_Set exercise_
Leave the pictures out. Return all other data exactly.

_Information provided_
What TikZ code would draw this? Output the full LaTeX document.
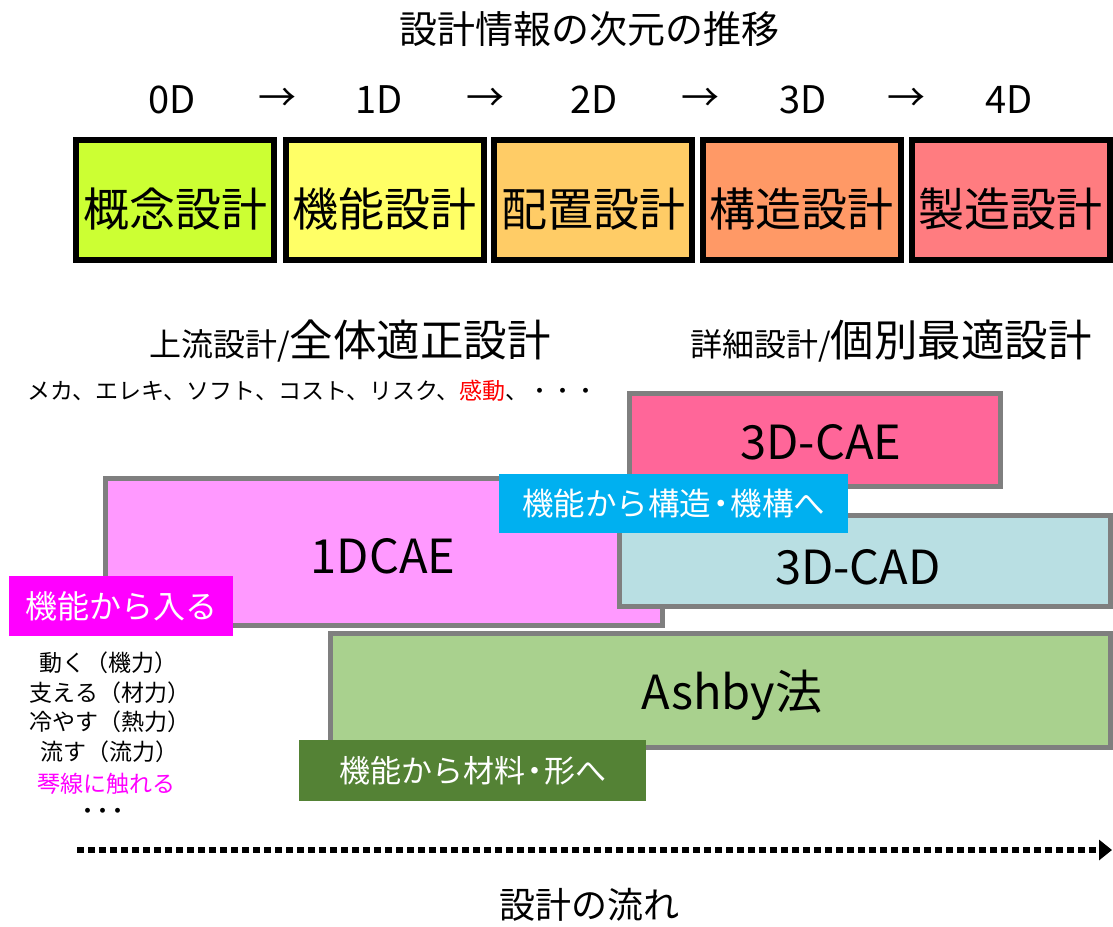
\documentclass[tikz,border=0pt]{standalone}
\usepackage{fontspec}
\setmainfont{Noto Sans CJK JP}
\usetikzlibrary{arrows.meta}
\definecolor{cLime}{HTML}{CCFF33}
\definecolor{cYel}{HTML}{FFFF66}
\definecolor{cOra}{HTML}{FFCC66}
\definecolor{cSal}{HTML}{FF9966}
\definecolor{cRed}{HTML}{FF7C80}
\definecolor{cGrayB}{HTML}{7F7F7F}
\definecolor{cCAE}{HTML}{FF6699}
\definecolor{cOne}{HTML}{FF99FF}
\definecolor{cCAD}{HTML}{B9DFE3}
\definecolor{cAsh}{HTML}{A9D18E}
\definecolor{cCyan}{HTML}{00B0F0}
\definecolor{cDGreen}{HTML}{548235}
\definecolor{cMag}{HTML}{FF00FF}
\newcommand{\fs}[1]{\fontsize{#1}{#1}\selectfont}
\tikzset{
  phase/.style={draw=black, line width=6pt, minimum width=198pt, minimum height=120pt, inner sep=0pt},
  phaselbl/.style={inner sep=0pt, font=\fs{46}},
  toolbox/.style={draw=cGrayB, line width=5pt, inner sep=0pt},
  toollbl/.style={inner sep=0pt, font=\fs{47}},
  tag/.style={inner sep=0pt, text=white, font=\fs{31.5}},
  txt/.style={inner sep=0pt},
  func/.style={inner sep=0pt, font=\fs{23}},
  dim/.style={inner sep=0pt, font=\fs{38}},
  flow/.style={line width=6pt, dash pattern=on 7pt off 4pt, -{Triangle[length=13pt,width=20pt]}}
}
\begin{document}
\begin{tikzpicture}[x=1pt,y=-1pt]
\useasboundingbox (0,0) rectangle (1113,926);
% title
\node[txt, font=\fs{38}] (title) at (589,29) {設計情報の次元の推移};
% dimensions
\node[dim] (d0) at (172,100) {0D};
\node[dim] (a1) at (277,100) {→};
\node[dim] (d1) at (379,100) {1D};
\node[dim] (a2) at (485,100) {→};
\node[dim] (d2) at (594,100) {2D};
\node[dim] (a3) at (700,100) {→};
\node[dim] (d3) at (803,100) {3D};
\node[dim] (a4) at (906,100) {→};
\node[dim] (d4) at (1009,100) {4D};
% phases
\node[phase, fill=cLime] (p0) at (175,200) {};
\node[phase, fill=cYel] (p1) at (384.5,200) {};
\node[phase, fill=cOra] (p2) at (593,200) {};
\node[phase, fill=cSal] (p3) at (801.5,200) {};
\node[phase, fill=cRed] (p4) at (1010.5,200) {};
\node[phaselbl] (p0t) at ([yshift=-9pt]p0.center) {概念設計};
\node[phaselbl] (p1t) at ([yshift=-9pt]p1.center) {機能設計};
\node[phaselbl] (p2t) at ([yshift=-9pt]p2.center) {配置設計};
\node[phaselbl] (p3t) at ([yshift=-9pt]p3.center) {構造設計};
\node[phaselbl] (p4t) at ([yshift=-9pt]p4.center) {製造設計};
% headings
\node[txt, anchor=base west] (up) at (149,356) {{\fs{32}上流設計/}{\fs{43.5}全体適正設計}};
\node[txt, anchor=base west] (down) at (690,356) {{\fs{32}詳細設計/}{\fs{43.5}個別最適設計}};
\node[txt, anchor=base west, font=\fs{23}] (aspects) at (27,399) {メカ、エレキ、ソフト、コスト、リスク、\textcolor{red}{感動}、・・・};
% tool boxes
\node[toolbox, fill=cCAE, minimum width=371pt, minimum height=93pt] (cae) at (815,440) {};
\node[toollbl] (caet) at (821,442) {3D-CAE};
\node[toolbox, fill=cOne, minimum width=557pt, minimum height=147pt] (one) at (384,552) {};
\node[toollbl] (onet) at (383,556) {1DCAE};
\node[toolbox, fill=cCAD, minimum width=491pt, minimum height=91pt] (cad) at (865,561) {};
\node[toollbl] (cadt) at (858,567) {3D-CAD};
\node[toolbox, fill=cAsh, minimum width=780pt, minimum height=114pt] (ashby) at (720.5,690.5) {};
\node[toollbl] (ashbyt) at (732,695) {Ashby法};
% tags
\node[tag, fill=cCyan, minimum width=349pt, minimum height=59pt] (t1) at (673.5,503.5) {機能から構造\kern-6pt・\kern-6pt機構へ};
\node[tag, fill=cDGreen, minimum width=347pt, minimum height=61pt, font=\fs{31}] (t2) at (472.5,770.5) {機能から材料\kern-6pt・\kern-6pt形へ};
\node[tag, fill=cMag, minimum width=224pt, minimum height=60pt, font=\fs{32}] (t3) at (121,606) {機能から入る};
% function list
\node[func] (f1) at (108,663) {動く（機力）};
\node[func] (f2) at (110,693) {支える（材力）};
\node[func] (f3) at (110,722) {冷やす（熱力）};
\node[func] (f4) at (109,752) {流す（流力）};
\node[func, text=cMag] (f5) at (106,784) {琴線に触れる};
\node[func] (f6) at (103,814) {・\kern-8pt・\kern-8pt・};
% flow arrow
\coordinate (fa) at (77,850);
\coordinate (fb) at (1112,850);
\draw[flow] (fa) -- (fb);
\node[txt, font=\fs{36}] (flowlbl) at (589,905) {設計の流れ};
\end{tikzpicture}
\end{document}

_Task result_
What TikZ code would draw this? Output the full LaTeX document.
\documentclass[tikz,border=0pt]{standalone}
\usepackage{fontspec}
\setmainfont{Noto Sans CJK JP}
\usetikzlibrary{arrows.meta}
\definecolor{cLime}{HTML}{CCFF33}
\definecolor{cYel}{HTML}{FFFF66}
\definecolor{cOra}{HTML}{FFCC66}
\definecolor{cSal}{HTML}{FF9966}
\definecolor{cRed}{HTML}{FF7C80}
\definecolor{cGrayB}{HTML}{7F7F7F}
\definecolor{cCAE}{HTML}{FF6699}
\definecolor{cOne}{HTML}{FF99FF}
\definecolor{cCAD}{HTML}{B9DFE3}
\definecolor{cAsh}{HTML}{A9D18E}
\definecolor{cCyan}{HTML}{00B0F0}
\definecolor{cDGreen}{HTML}{548235}
\definecolor{cMag}{HTML}{FF00FF}
\newcommand{\fs}[1]{\fontsize{#1}{#1}\selectfont}
\tikzset{
  phase/.style={draw=black, line width=6pt, minimum width=198pt, minimum height=120pt, inner sep=0pt},
  phaselbl/.style={inner sep=0pt, font=\fs{46}},
  toolbox/.style={draw=cGrayB, line width=5pt, inner sep=0pt},
  toollbl/.style={inner sep=0pt, font=\fs{47}},
  tag/.style={inner sep=0pt, text=white, font=\fs{31.5}},
  txt/.style={inner sep=0pt},
  func/.style={inner sep=0pt, font=\fs{23}},
  dim/.style={inner sep=0pt, font=\fs{38}},
  flow/.style={line width=6pt, dash pattern=on 7pt off 4pt, -{Triangle[length=13pt,width=20pt]}}
}
\begin{document}
\begin{tikzpicture}[x=1pt,y=-1pt]
\useasboundingbox (0,0) rectangle (1113,926);
% title
\node[txt, font=\fs{38}] (title) at (589,29) {設計情報の次元の推移};
% dimensions
\node[dim] (d0) at (172,100) {0D};
\node[dim] (a1) at (277,100) {→};
\node[dim] (d1) at (379,100) {1D};
\node[dim] (a2) at (485,100) {→};
\node[dim] (d2) at (594,100) {2D};
\node[dim] (a3) at (700,100) {→};
\node[dim] (d3) at (803,100) {3D};
\node[dim] (a4) at (906,100) {→};
\node[dim] (d4) at (1009,100) {4D};
% phases
\node[phase, fill=cLime] (p0) at (175,200) {};
\node[phase, fill=cYel] (p1) at (384.5,200) {};
\node[phase, fill=cOra] (p2) at (593,200) {};
\node[phase, fill=cSal] (p3) at (801.5,200) {};
\node[phase, fill=cRed] (p4) at (1010.5,200) {};
\node[phaselbl] (p0t) at ([yshift=-9pt]p0.center) {概念設計};
\node[phaselbl] (p1t) at ([yshift=-9pt]p1.center) {機能設計};
\node[phaselbl] (p2t) at ([yshift=-9pt]p2.center) {配置設計};
\node[phaselbl] (p3t) at ([yshift=-9pt]p3.center) {構造設計};
\node[phaselbl] (p4t) at ([yshift=-9pt]p4.center) {製造設計};
% headings
\node[txt, anchor=base west] (up) at (149,356) {{\fs{32}上流設計/}{\fs{43.5}全体適正設計}};
\node[txt, anchor=base west] (down) at (690,356) {{\fs{32}詳細設計/}{\fs{43.5}個別最適設計}};
\node[txt, anchor=base west, font=\fs{23}] (aspects) at (27,399) {メカ、エレキ、ソフト、コスト、リスク、\textcolor{red}{感動}、・・・};
% tool boxes
\node[toolbox, fill=cCAE, minimum width=371pt, minimum height=93pt] (cae) at (815,440) {};
\node[toollbl] (caet) at (821,442) {3D-CAE};
\node[toolbox, fill=cOne, minimum width=557pt, minimum height=147pt] (one) at (384,552) {};
\node[toollbl] (onet) at (383,556) {1DCAE};
\node[toolbox, fill=cCAD, minimum width=491pt, minimum height=91pt] (cad) at (865,561) {};
\node[toollbl] (cadt) at (858,567) {3D-CAD};
\node[toolbox, fill=cAsh, minimum width=780pt, minimum height=114pt] (ashby) at (720.5,690.5) {};
\node[toollbl] (ashbyt) at (732,695) {Ashby法};
% tags
\node[tag, fill=cCyan, minimum width=349pt, minimum height=59pt] (t1) at (673.5,503.5) {機能から構造\kern-6pt・\kern-6pt機構へ};
\node[tag, fill=cDGreen, minimum width=347pt, minimum height=61pt, font=\fs{31}] (t2) at (472.5,770.5) {機能から材料\kern-6pt・\kern-6pt形へ};
\node[tag, fill=cMag, minimum width=224pt, minimum height=60pt, font=\fs{32}] (t3) at (121,606) {機能から入る};
% function list
\node[func] (f1) at (108,663) {動く（機力）};
\node[func] (f2) at (110,693) {支える（材力）};
\node[func] (f3) at (110,722) {冷やす（熱力）};
\node[func] (f4) at (109,752) {流す（流力）};
\node[func, text=cMag] (f5) at (106,784) {琴線に触れる};
\node[func] (f6) at (103,814) {・\kern-8pt・\kern-8pt・};
% flow arrow
\coordinate (fa) at (77,850);
\coordinate (fb) at (1112,850);
\draw[flow] (fa) -- (fb);
\node[txt, font=\fs{36}] (flowlbl) at (589,905) {設計の流れ};
\end{tikzpicture}
\end{document}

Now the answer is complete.